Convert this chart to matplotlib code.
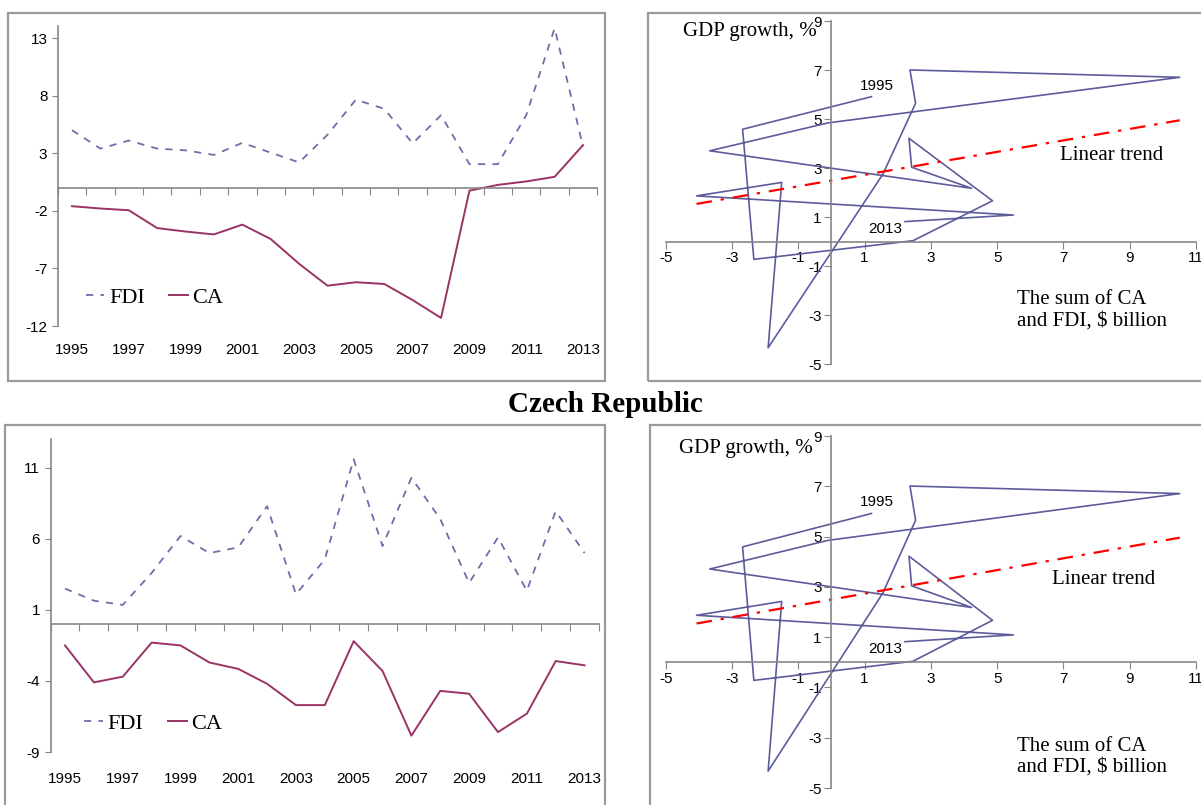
import matplotlib
matplotlib.use("Agg")
import matplotlib.pyplot as plt
import matplotlib.transforms as mtransforms
from matplotlib.patches import Rectangle
import numpy as np

plt.rcParams['font.family'] = ['Liberation Sans', 'DejaVu Sans']
plt.rcParams['axes.unicode_minus'] = False

# data
years = list(range(1995, 2014))

hu_fdi = [5.0, 3.4, 4.1, 3.4, 3.25, 2.85, 3.9, 3.05, 2.2, 4.6,
          7.65, 6.85, 3.85, 6.3, 2.05, 2.05, 6.3, 13.85, 3.6]
hu_ca = [-1.6, -1.8, -1.95, -3.5, -3.8, -4.05, -3.2, -4.45, -6.6, -8.5,
         -8.2, -8.35, -9.75, -11.3, -0.25, 0.25, 0.55, 0.95, 3.7]

cz_fdi = [2.5, 1.65, 1.35, 3.6, 6.2, 5.0, 5.4, 8.3, 2.1, 4.55,
          11.6, 5.5, 10.3, 7.4, 2.9, 6.1, 2.35, 7.95, 5.0]
cz_ca = [-1.5, -4.1, -3.7, -1.3, -1.5, -2.7, -3.15, -4.2, -5.7, -5.7,
         -1.2, -3.3, -7.85, -4.7, -4.9, -7.6, -6.3, -2.6, -2.9]

# sum of CA and FDI vs GDP growth (same in both right panels)
sum_ca_fdi = [1.21, -2.68, -2.34, 2.46, 4.86, 2.34, 2.42, 4.23, -3.67, -0.1,
              10.51, 2.37, 2.54, 1.55, -1.91, -1.50, -4.07, 5.49, 2.22]
gdp_growth = [5.92, 4.59, -0.72, 0.04, 1.67, 4.22, 3.04, 2.18, 3.71, 4.85,
              6.71, 7.01, 5.65, 2.75, -4.33, 2.42, 1.87, 1.09, 0.82]

hu_yticks = [-12, -7, -2, 3, 8, 13]
cz_yticks = [-9, -4, 1, 6, 11]

W, H = 1201, 805
fig = plt.figure(figsize=(W / 100, H / 100), dpi=100)

FDI_COL = '#6e6ea8'
CA_COL = '#993366'
PATH_COL = '#5c5c9c'
AX_COL = '#868686'


def box(x0, y0, x1, y1):
    fig.add_artist(Rectangle((x0 / W, 1 - y1 / H), (x1 - x0) / W, (y1 - y0) / H,
                             transform=fig.transFigure, fill=False,
                             edgecolor='#9a9a9a', linewidth=1.6))


def ax_px(x0, y0, x1, y1):
    return fig.add_axes([x0 / W, 1 - y1 / H, (x1 - x0) / W, (y1 - y0) / H])


def line_panel(ax, fdi, ca, ylim, yticks, lab_off, leg_pos):
    ax.plot(years, fdi, color=FDI_COL, lw=1.3, ls=(0, (4, 4)), label='FDI')
    ax.plot(years, ca, color=CA_COL, lw=1.4, label='CA')
    ax.set_xlim(1994.5, 2013.5)
    ax.set_ylim(*ylim)
    for s in ['top', 'right']:
        ax.spines[s].set_visible(False)
    ax.spines['bottom'].set_position(('data', 0))
    for s in ['bottom', 'left']:
        ax.spines[s].set_color(AX_COL)
        ax.spines[s].set_linewidth(1.2)
    ax.set_xticks(np.arange(1994.5, 2014, 1))
    ax.tick_params(axis='x', direction='out', length=5, color=AX_COL, labelbottom=False)
    ax.set_yticks(yticks)
    ax.tick_params(axis='y', direction='out', length=4, color=AX_COL, labelsize=11)
    tr = mtransforms.blended_transform_factory(ax.transData, ax.transAxes)
    for y in years[::2]:
        ax.text(y, lab_off, str(y), transform=tr, ha='center', va='top', fontsize=11)
    ax.legend(loc='center left', bbox_to_anchor=leg_pos, ncol=2, frameon=False,
              prop={'family': 'Liberation Serif', 'size': 16}, handlelength=0.85,
              columnspacing=1.1, handletextpad=0.2, borderaxespad=0)


def scatter_panel(ax, trend_pos, xlab_pos, ylab_pos):
    ax.plot(sum_ca_fdi, gdp_growth, color=PATH_COL, lw=1.2)
    k, b = np.polyfit(sum_ca_fdi, gdp_growth, 1)
    xs = np.array([min(sum_ca_fdi), max(sum_ca_fdi)])
    ax.plot(xs, k * xs + b, color='#ff0000', lw=1.6, ls=(0, (7, 4, 1.5, 4)))
    ax.set_xlim(-5, 11)
    ax.set_ylim(-5, 9)
    for s in ['top', 'right']:
        ax.spines[s].set_visible(False)
    ax.spines['bottom'].set_position(('data', 0))
    ax.spines['left'].set_position(('data', 0))
    for s in ['bottom', 'left']:
        ax.spines[s].set_color(AX_COL)
        ax.spines[s].set_linewidth(1.2)
    ax.set_xticks(range(-5, 12, 2))
    ax.set_yticks(range(-5, 10, 2))
    ax.tick_params(direction='out', length=5, color=AX_COL, labelsize=11, pad=2)
    ax.text(sum_ca_fdi[0] + 0.15, gdp_growth[0] + 0.45, str(years[0]),
            ha='center', va='center', fontsize=11)
    ax.text(sum_ca_fdi[-1] - 0.6, gdp_growth[-1] - 0.3, str(years[-1]),
            ha='center', va='center', fontsize=11)
    ax.text(*trend_pos, 'Linear trend', ha='center', va='center',
            family='Liberation Serif', fontsize=15)
    ax.text(*xlab_pos, 'The sum of CA\nand FDI, $ billion', ha='left', va='center',
            family='Liberation Serif', fontsize=15, linespacing=1.15)
    ax.text(*ylab_pos, 'GDP growth, %', ha='right', va='center',
            family='Liberation Serif', fontsize=15)
    ax.patch.set_alpha(0)


# frames
box(8, 13, 605, 381)
box(648, 13, 1210, 381)
box(5, 425, 605, 815)
box(650, 425, 1210, 815)

ax1 = ax_px(57.8, 26.5, 597.2, 326)
line_panel(ax1, hu_fdi, hu_ca, (-12, 14), hu_yticks, -0.057, (0.035, 0.095))

ax2 = ax_px(665.7, 21.2, 1196, 364.2)
scatter_panel(ax2, (8.46, 3.5), (5.6, -2.8), (-0.45, 8.6))

ax3 = ax_px(50.6, 439.4, 599, 752)
line_panel(ax3, cz_fdi, cz_ca, (-9, 13), cz_yticks, -0.064, (0.045, 0.09))

ax4 = ax_px(665.7, 436, 1196, 788)
scatter_panel(ax4, (8.2, 3.3), (5.6, -3.75), (-0.55, 8.5))

fig.text(605 / W, 1 - 405 / H, 'Czech Republic', ha='center', va='center',
         family='Liberation Serif', fontsize=21, fontweight='bold')

fig.savefig('out.png', dpi=100)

#####

** What you should do **
Take the data above and repeat it exactly, leaving each picture out.

** Solution **
Convert this chart to matplotlib code.
import matplotlib
matplotlib.use("Agg")
import matplotlib.pyplot as plt
import matplotlib.transforms as mtransforms
from matplotlib.patches import Rectangle
import numpy as np

plt.rcParams['font.family'] = ['Liberation Sans', 'DejaVu Sans']
plt.rcParams['axes.unicode_minus'] = False

# data
years = list(range(1995, 2014))

hu_fdi = [5.0, 3.4, 4.1, 3.4, 3.25, 2.85, 3.9, 3.05, 2.2, 4.6,
          7.65, 6.85, 3.85, 6.3, 2.05, 2.05, 6.3, 13.85, 3.6]
hu_ca = [-1.6, -1.8, -1.95, -3.5, -3.8, -4.05, -3.2, -4.45, -6.6, -8.5,
         -8.2, -8.35, -9.75, -11.3, -0.25, 0.25, 0.55, 0.95, 3.7]

cz_fdi = [2.5, 1.65, 1.35, 3.6, 6.2, 5.0, 5.4, 8.3, 2.1, 4.55,
          11.6, 5.5, 10.3, 7.4, 2.9, 6.1, 2.35, 7.95, 5.0]
cz_ca = [-1.5, -4.1, -3.7, -1.3, -1.5, -2.7, -3.15, -4.2, -5.7, -5.7,
         -1.2, -3.3, -7.85, -4.7, -4.9, -7.6, -6.3, -2.6, -2.9]

# sum of CA and FDI vs GDP growth (same in both right panels)
sum_ca_fdi = [1.21, -2.68, -2.34, 2.46, 4.86, 2.34, 2.42, 4.23, -3.67, -0.1,
              10.51, 2.37, 2.54, 1.55, -1.91, -1.50, -4.07, 5.49, 2.22]
gdp_growth = [5.92, 4.59, -0.72, 0.04, 1.67, 4.22, 3.04, 2.18, 3.71, 4.85,
              6.71, 7.01, 5.65, 2.75, -4.33, 2.42, 1.87, 1.09, 0.82]

hu_yticks = [-12, -7, -2, 3, 8, 13]
cz_yticks = [-9, -4, 1, 6, 11]

W, H = 1201, 805
fig = plt.figure(figsize=(W / 100, H / 100), dpi=100)

FDI_COL = '#6e6ea8'
CA_COL = '#993366'
PATH_COL = '#5c5c9c'
AX_COL = '#868686'


def box(x0, y0, x1, y1):
    fig.add_artist(Rectangle((x0 / W, 1 - y1 / H), (x1 - x0) / W, (y1 - y0) / H,
                             transform=fig.transFigure, fill=False,
                             edgecolor='#9a9a9a', linewidth=1.6))


def ax_px(x0, y0, x1, y1):
    return fig.add_axes([x0 / W, 1 - y1 / H, (x1 - x0) / W, (y1 - y0) / H])


def line_panel(ax, fdi, ca, ylim, yticks, lab_off, leg_pos):
    ax.plot(years, fdi, color=FDI_COL, lw=1.3, ls=(0, (4, 4)), label='FDI')
    ax.plot(years, ca, color=CA_COL, lw=1.4, label='CA')
    ax.set_xlim(1994.5, 2013.5)
    ax.set_ylim(*ylim)
    for s in ['top', 'right']:
        ax.spines[s].set_visible(False)
    ax.spines['bottom'].set_position(('data', 0))
    for s in ['bottom', 'left']:
        ax.spines[s].set_color(AX_COL)
        ax.spines[s].set_linewidth(1.2)
    ax.set_xticks(np.arange(1994.5, 2014, 1))
    ax.tick_params(axis='x', direction='out', length=5, color=AX_COL, labelbottom=False)
    ax.set_yticks(yticks)
    ax.tick_params(axis='y', direction='out', length=4, color=AX_COL, labelsize=11)
    tr = mtransforms.blended_transform_factory(ax.transData, ax.transAxes)
    for y in years[::2]:
        ax.text(y, lab_off, str(y), transform=tr, ha='center', va='top', fontsize=11)
    ax.legend(loc='center left', bbox_to_anchor=leg_pos, ncol=2, frameon=False,
              prop={'family': 'Liberation Serif', 'size': 16}, handlelength=0.85,
              columnspacing=1.1, handletextpad=0.2, borderaxespad=0)


def scatter_panel(ax, trend_pos, xlab_pos, ylab_pos):
    ax.plot(sum_ca_fdi, gdp_growth, color=PATH_COL, lw=1.2)
    k, b = np.polyfit(sum_ca_fdi, gdp_growth, 1)
    xs = np.array([min(sum_ca_fdi), max(sum_ca_fdi)])
    ax.plot(xs, k * xs + b, color='#ff0000', lw=1.6, ls=(0, (7, 4, 1.5, 4)))
    ax.set_xlim(-5, 11)
    ax.set_ylim(-5, 9)
    for s in ['top', 'right']:
        ax.spines[s].set_visible(False)
    ax.spines['bottom'].set_position(('data', 0))
    ax.spines['left'].set_position(('data', 0))
    for s in ['bottom', 'left']:
        ax.spines[s].set_color(AX_COL)
        ax.spines[s].set_linewidth(1.2)
    ax.set_xticks(range(-5, 12, 2))
    ax.set_yticks(range(-5, 10, 2))
    ax.tick_params(direction='out', length=5, color=AX_COL, labelsize=11, pad=2)
    ax.text(sum_ca_fdi[0] + 0.15, gdp_growth[0] + 0.45, str(years[0]),
            ha='center', va='center', fontsize=11)
    ax.text(sum_ca_fdi[-1] - 0.6, gdp_growth[-1] - 0.3, str(years[-1]),
            ha='center', va='center', fontsize=11)
    ax.text(*trend_pos, 'Linear trend', ha='center', va='center',
            family='Liberation Serif', fontsize=15)
    ax.text(*xlab_pos, 'The sum of CA\nand FDI, $ billion', ha='left', va='center',
            family='Liberation Serif', fontsize=15, linespacing=1.15)
    ax.text(*ylab_pos, 'GDP growth, %', ha='right', va='center',
            family='Liberation Serif', fontsize=15)
    ax.patch.set_alpha(0)


# frames
box(8, 13, 605, 381)
box(648, 13, 1210, 381)
box(5, 425, 605, 815)
box(650, 425, 1210, 815)

ax1 = ax_px(57.8, 26.5, 597.2, 326)
line_panel(ax1, hu_fdi, hu_ca, (-12, 14), hu_yticks, -0.057, (0.035, 0.095))

ax2 = ax_px(665.7, 21.2, 1196, 364.2)
scatter_panel(ax2, (8.46, 3.5), (5.6, -2.8), (-0.45, 8.6))

ax3 = ax_px(50.6, 439.4, 599, 752)
line_panel(ax3, cz_fdi, cz_ca, (-9, 13), cz_yticks, -0.064, (0.045, 0.09))

ax4 = ax_px(665.7, 436, 1196, 788)
scatter_panel(ax4, (8.2, 3.3), (5.6, -3.75), (-0.55, 8.5))

fig.text(605 / W, 1 - 405 / H, 'Czech Republic', ha='center', va='center',
         family='Liberation Serif', fontsize=21, fontweight='bold')

fig.savefig('out.png', dpi=100)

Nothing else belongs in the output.